UCSC-SOE-16-11: CFGs-2-NLU: Sequence-to-Sequence Learning for Mapping Utterances to Semantics and Pragmatics

Adam James Summerville, James Ryan, Michael Mateas, and Noah Wardrip-Fruin
07/22/2016 11:10 AM
Computational Media
In this paper, we present a novel approach to natural language understanding that utilizes context-free grammars (CFGs) in conjunction with sequence-to-sequence (seq2seq) deep learning. Specifically, we take a CFG authored to generate dialogue for our target application for NLU, a videogame, and train a long short-term memory (LSTM) recurrent neural network (RNN) to map the surface utterances that it produces to traces of the grammatical expansions that yielded them. Critically, this CFG was authored using a tool we have developed, Expressionist, that supports arbitrary annotation of the nonterminal symbols in the grammar. Because we already annotated the symbols in this grammar for the semantic and pragmatic considerations that our game's dialogue manager operates over, we can use the grammatical trace associated with any surface utterance to infer such information.

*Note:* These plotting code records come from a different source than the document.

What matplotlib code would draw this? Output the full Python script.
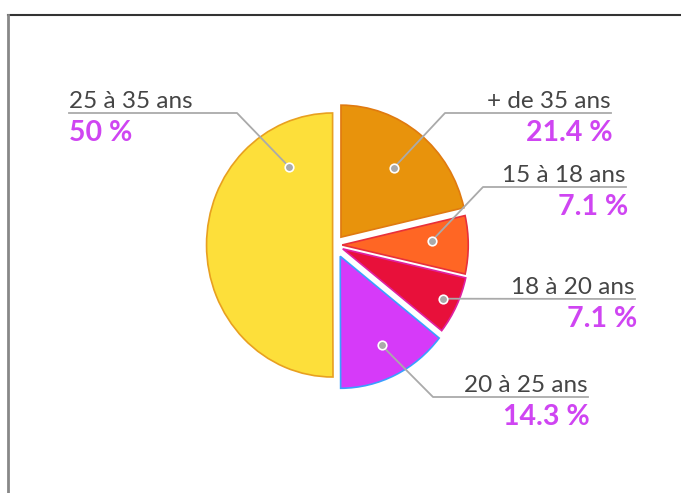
import numpy as np
import matplotlib.pyplot as plt

labels = ["+ de 35 ans", "15 à 18 ans", "18 à 20 ans", "20 à 25 ans", "25 à 35 ans"]
shares = [21.4, 7.1, 7.1, 14.3, 50.0]
pct_text = ["21.4 %", "7.1 %", "7.1 %", "14.3 %", "50 %"]

colors = ["#E8930C", "#FF6624", "#E8103A", "#D63AF9", "#FDDF3A"]
edges = ["#E07A10", "#E8303A", "#E020A0", "#3AA0FF", "#E8A020"]
explode_frac = [0.076, 0.057, 0.068, 0.095, 0.019]

W, H = 681, 493
SX = 0.955  # pie is slightly squashed horizontally in the original
fig = plt.figure(figsize=(W / 100, H / 100), dpi=100)
ax = fig.add_axes([0, 0, 1, 1])


def X(px):
    return px / SX


cx, cy, R = X(335), H - 245, 132
# pie explode is in data units, so scale by the radius
wedges, _ = ax.pie(shares, colors=colors, explode=[e * R for e in explode_frac],
                   startangle=90, counterclock=False, center=(cx, cy), radius=R,
                   wedgeprops=dict(linewidth=1.2), frame=True)
for w, ec in zip(wedges, edges):
    w.set_edgecolor(ec)
ax.set_xlim(0, X(W))
ax.set_ylim(0, H)
ax.set_aspect("auto")
ax.axis("off")

# frame lines (top and left)
ax.plot([X(8), X(W)], [H - 15, H - 15], color="#333333", lw=1.5, zorder=5)
ax.plot([X(8), X(8)], [H - 15, 0], color="#888888", lw=2, zorder=5)

# label layout: dot radius fraction, optional dot angle, text line y, line end x, elbow x
dot_r = [0.671, 0.71, 0.877, 0.75, 0.687]
dot_ang = [None, 2.4, None, None, 120.3]
text_y = [113, 187, 299, 397, 113]
line_end = [611, 626, 635, 588, 69]
elbow = [445, 483, None, 433, 237]
side = ["right", "right", "right", "right", "left"]

name_font = dict(family=["Lato", "DejaVu Sans"], weight="normal", color="#454545", fontsize=17.5)
pct_font = dict(family=["Lato", "DejaVu Sans"], weight="bold", color="#CF45F2", fontsize=20.5)

for i, w in enumerate(wedges):
    th = np.deg2rad((w.theta1 + w.theta2) / 2 if dot_ang[i] is None else dot_ang[i])
    wc = w.center
    dx = wc[0] + dot_r[i] * R * np.cos(th)
    dy = wc[1] + dot_r[i] * R * np.sin(th)
    ly = H - text_y[i]
    if elbow[i] is None:
        xs, ys = [dx, X(line_end[i])], [dy, ly]
    else:
        xs, ys = [dx, X(elbow[i]), X(line_end[i])], [dy, ly, ly]
    ax.plot(xs, ys, color="#AAAAAA", lw=1.3, zorder=6)
    ax.scatter([dx], [dy], s=38, color="#AAAAAA", edgecolor="white", lw=1.2, zorder=7)
    ha = side[i]
    ax.text(X(line_end[i]), ly + 5, labels[i], ha=ha, va="baseline", zorder=8, **name_font)
    ax.text(X(line_end[i] + (2 if ha == "right" else 0)), ly - 28, pct_text[i], ha=ha,
            va="baseline", zorder=8, **pct_font)

fig.savefig("out.png", dpi=100)
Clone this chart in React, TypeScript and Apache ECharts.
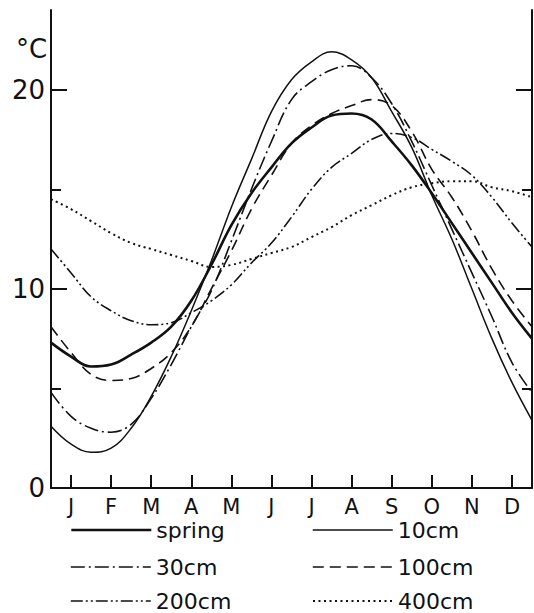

During gameplay, we translate player utterances into grammatical traces (using our RNN), collect the mark-up attributed to the symbols included in that trace, and pass this information to the dialogue manager, which updates the conversation state accordingly. From an offline evaluation task, we demonstrate that our trained RNN translates surface utterances to grammatical traces with great accuracy. To our knowledge, this is the first usage of seq2seq learning for conversational agents (our game's characters) who explicitly reason over semantic and pragmatic considerations.